Momentum after the break = mv + mv'. Since there is no external force on the body, the linear momentum will be conserved.

mv + mv' = 0
v = -v'
So the parts will move in opposite directions with equal speeds.

Q#14
A heavy ring of mass m is clamped on the periphery of a light circular disc. A small particle having equal mass is clamped at the center of the disc. The system is rotated in such a way that the center moves in a circle of radius r with a uniform speed v.
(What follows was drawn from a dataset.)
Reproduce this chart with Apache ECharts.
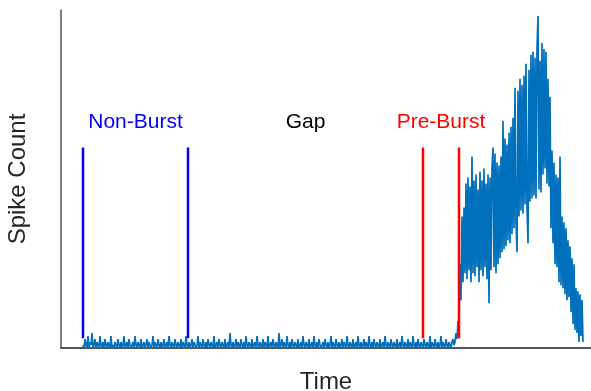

We conclude that an external force
(a) mv²/r must be acting on the central particle
(b) 2mv²/r must be acting on the central particle
(c) 2mv²/r must be acting on the system
(d) 2mv²/r must be acting on the ring.

Answer: (c)
Since the heavy ring and the small particle have equal masses, the center of mass of the system will be at r/2 from the ring. Hence the force acting on the system = mv²/(r/2) = 2mv²/r.

Q#15
The quantities remaining constant in a collision are
(a) momentum, kinetic energy and temperature
(b) momentum and kinetic energy but not temperature
(c) momentum and temperature but not kinetic energy
(d) momentum, but neither kinetic energy nor temperature.

Answer: (d)
Since velocities of the colliding bodies change, the K.E. will change. The shapes of the bodies at the time of collision change due to the force, hence temperature will also change. Only the momentum will remain constant.

Q#16
A nucleus moving with a velocity vemits an ɑ-particle. Let the velocities of the ɑ-particle and the remaining nucleus be v₁and v₂ and their masses be m₁ and m₂
(a) v, v₁ and v₂ must be parallel to each other.
(b) None of the two of v, v₁ and v₂ should be parallel to each other.
(c) v₁ + v₂ must be parallel to v.
(d)  m₁v₁ + m₂v₂ must be parallel to v.

Answer: (d)
Linear momentum, which is a vector, is conserved of a system if no external force is acted upon. The direction of the velocity of the nucleus v is same as its momentum. The momentum after emission of ɑ-particle m₁v₁ + m₂v₂ will have the same direction as v due to conservation principle.

Q#17
A shell is fired from a cannon with a velocity V at an angle θ with the horizontal direction. At the highest point in its path, it explodes into two pieces of equal masses. One of the pieces retraces its path to the cannon. The speed of the other piece immediately after the explosion is
(a) 3Vcosθ
(b) 2Vcosθ
(c) (3/2) Vcosθ
(d) Vcosθ

Answer: (a)
Component of the velocity in horizontal direction = Vcosθ. Hence the momentum before the explosion in the horizontal direction = 2mVcosθ. Since one part retraces its path to canon, so its velocity immediately after the explosion = -Vcosθ and let the speed of the other piece be V'. From the conservation principle of the momentum,

mV' – mVcosθ = 2mVcosθ
V' = 3Vcosθ

Q#18
In an elastic collision
(a) the initial kinetic energy is equal to the final kinetic energy
(b) the final kinetic energy is less than the initial kinetic energy
(c) the kinetic energy remains constant
(d) the kinetic energy first increases then decreases.

Answer: (a)
The initial kinetic energy before the collision and the final kinetic energy after the collision will remain the same. We cannot say that (c) is true because during the contact a part of the kintic energy is stored as elastic potential energy in the bodies, and at this time total kinetic energy is less than the initial or final kinetic energy.

Q#19
In an inelastic collision
(a) the initial kinetic energy is equal to the final kinetic energy
(b) the final kinetic energy is less than the initial kinetic energy
(c) the kinetic energy remains constant.
(d) the kinetic energy first increases then decreases.

Answer: (b)

If the collision is perfectly inelastic the deformation of the bodies during the collision is permanent and the part of initial kinetic energy lost in deformation is not recovered. As a result, the final kinetic energy is less than the initial kinetic energy.

If the collision is partly inelastic, the deformations of the bodies are partly recovered and still a part of the initial kinetic energy remains utilized in the partial deformation. Hence here again the final kinetic energy is less than the initial kinetic energy. Though the difference, in this case, is less than the perfectly inelastic collision.